--- Begin COLLECTED DATA ---
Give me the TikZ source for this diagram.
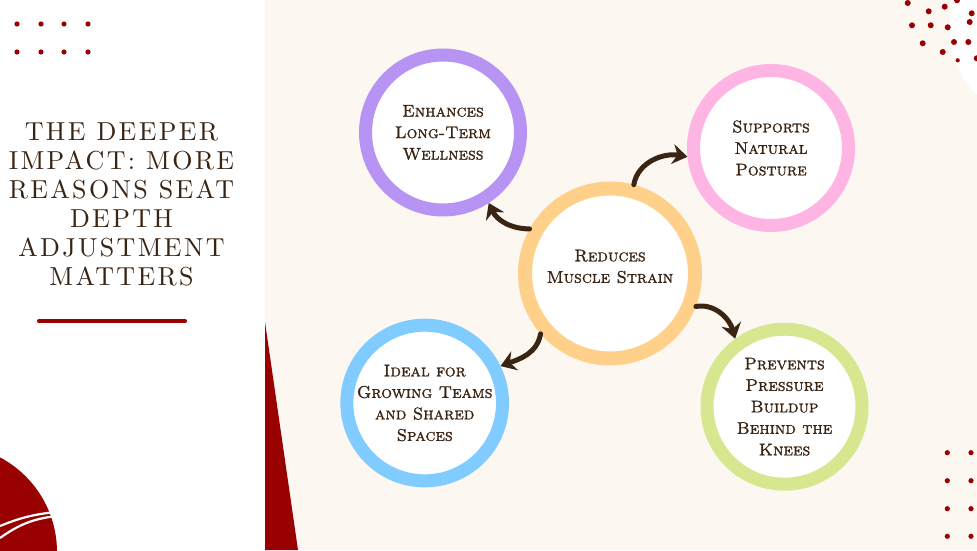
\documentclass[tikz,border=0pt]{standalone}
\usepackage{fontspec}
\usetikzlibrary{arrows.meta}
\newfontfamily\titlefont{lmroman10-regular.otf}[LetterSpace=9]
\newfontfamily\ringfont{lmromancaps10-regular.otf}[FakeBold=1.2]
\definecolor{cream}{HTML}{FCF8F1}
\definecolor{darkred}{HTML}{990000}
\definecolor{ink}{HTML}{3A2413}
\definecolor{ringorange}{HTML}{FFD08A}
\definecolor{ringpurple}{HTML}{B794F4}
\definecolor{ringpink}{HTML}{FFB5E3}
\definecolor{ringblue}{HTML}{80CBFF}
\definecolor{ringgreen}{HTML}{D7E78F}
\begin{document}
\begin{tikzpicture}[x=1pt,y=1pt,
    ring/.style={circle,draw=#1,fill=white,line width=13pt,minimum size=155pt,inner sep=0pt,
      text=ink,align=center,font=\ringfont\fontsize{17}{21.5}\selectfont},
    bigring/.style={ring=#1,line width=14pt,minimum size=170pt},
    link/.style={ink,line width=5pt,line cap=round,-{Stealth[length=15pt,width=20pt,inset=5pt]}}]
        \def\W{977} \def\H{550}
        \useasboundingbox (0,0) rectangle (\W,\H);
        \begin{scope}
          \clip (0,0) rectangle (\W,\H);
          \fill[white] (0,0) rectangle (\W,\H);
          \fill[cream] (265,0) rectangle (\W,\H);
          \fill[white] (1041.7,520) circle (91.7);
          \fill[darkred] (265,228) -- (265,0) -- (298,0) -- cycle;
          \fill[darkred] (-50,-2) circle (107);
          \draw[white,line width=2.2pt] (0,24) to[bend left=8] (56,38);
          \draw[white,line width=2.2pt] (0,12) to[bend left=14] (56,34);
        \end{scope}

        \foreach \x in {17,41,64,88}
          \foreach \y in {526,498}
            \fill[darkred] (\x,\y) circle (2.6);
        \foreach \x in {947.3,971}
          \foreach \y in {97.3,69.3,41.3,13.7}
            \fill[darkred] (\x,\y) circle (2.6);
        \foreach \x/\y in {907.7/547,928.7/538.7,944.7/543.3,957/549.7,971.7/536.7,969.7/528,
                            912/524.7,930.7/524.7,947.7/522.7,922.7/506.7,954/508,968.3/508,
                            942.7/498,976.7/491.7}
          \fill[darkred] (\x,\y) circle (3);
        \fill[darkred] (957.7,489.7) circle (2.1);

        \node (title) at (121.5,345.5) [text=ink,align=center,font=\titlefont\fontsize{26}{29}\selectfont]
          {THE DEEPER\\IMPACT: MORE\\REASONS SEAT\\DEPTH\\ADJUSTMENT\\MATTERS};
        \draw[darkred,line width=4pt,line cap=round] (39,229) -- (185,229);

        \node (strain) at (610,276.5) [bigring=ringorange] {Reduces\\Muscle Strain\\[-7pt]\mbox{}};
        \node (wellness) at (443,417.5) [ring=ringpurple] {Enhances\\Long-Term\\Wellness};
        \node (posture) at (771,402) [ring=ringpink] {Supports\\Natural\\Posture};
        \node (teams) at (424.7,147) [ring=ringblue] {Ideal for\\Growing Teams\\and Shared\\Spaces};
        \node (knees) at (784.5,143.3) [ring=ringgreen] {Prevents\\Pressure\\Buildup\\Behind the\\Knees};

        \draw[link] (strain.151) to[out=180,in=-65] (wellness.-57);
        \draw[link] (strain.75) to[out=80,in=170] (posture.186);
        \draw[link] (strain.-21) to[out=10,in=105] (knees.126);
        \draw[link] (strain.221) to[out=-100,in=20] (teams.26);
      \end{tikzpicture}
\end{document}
--- End COLLECTED DATA ---
* EXERCISE DIRECTIONS
Quote the data above in full, leaving out the pictures it holds.

* TASK OUTPUT
Give me the TikZ source for this diagram.
\documentclass[tikz,border=0pt]{standalone}
\usepackage{fontspec}
\usetikzlibrary{arrows.meta}
\newfontfamily\titlefont{lmroman10-regular.otf}[LetterSpace=9]
\newfontfamily\ringfont{lmromancaps10-regular.otf}[FakeBold=1.2]
\definecolor{cream}{HTML}{FCF8F1}
\definecolor{darkred}{HTML}{990000}
\definecolor{ink}{HTML}{3A2413}
\definecolor{ringorange}{HTML}{FFD08A}
\definecolor{ringpurple}{HTML}{B794F4}
\definecolor{ringpink}{HTML}{FFB5E3}
\definecolor{ringblue}{HTML}{80CBFF}
\definecolor{ringgreen}{HTML}{D7E78F}
\begin{document}
\begin{tikzpicture}[x=1pt,y=1pt,
    ring/.style={circle,draw=#1,fill=white,line width=13pt,minimum size=155pt,inner sep=0pt,
      text=ink,align=center,font=\ringfont\fontsize{17}{21.5}\selectfont},
    bigring/.style={ring=#1,line width=14pt,minimum size=170pt},
    link/.style={ink,line width=5pt,line cap=round,-{Stealth[length=15pt,width=20pt,inset=5pt]}}]
        \def\W{977} \def\H{550}
        \useasboundingbox (0,0) rectangle (\W,\H);
        \begin{scope}
          \clip (0,0) rectangle (\W,\H);
          \fill[white] (0,0) rectangle (\W,\H);
          \fill[cream] (265,0) rectangle (\W,\H);
          \fill[white] (1041.7,520) circle (91.7);
          \fill[darkred] (265,228) -- (265,0) -- (298,0) -- cycle;
          \fill[darkred] (-50,-2) circle (107);
          \draw[white,line width=2.2pt] (0,24) to[bend left=8] (56,38);
          \draw[white,line width=2.2pt] (0,12) to[bend left=14] (56,34);
        \end{scope}

        \foreach \x in {17,41,64,88}
          \foreach \y in {526,498}
            \fill[darkred] (\x,\y) circle (2.6);
        \foreach \x in {947.3,971}
          \foreach \y in {97.3,69.3,41.3,13.7}
            \fill[darkred] (\x,\y) circle (2.6);
        \foreach \x/\y in {907.7/547,928.7/538.7,944.7/543.3,957/549.7,971.7/536.7,969.7/528,
                            912/524.7,930.7/524.7,947.7/522.7,922.7/506.7,954/508,968.3/508,
                            942.7/498,976.7/491.7}
          \fill[darkred] (\x,\y) circle (3);
        \fill[darkred] (957.7,489.7) circle (2.1);

        \node (title) at (121.5,345.5) [text=ink,align=center,font=\titlefont\fontsize{26}{29}\selectfont]
          {THE DEEPER\\IMPACT: MORE\\REASONS SEAT\\DEPTH\\ADJUSTMENT\\MATTERS};
        \draw[darkred,line width=4pt,line cap=round] (39,229) -- (185,229);

        \node (strain) at (610,276.5) [bigring=ringorange] {Reduces\\Muscle Strain\\[-7pt]\mbox{}};
        \node (wellness) at (443,417.5) [ring=ringpurple] {Enhances\\Long-Term\\Wellness};
        \node (posture) at (771,402) [ring=ringpink] {Supports\\Natural\\Posture};
        \node (teams) at (424.7,147) [ring=ringblue] {Ideal for\\Growing Teams\\and Shared\\Spaces};
        \node (knees) at (784.5,143.3) [ring=ringgreen] {Prevents\\Pressure\\Buildup\\Behind the\\Knees};

        \draw[link] (strain.151) to[out=180,in=-65] (wellness.-57);
        \draw[link] (strain.75) to[out=80,in=170] (posture.186);
        \draw[link] (strain.-21) to[out=10,in=105] (knees.126);
        \draw[link] (strain.221) to[out=-100,in=20] (teams.26);
      \end{tikzpicture}
\end{document}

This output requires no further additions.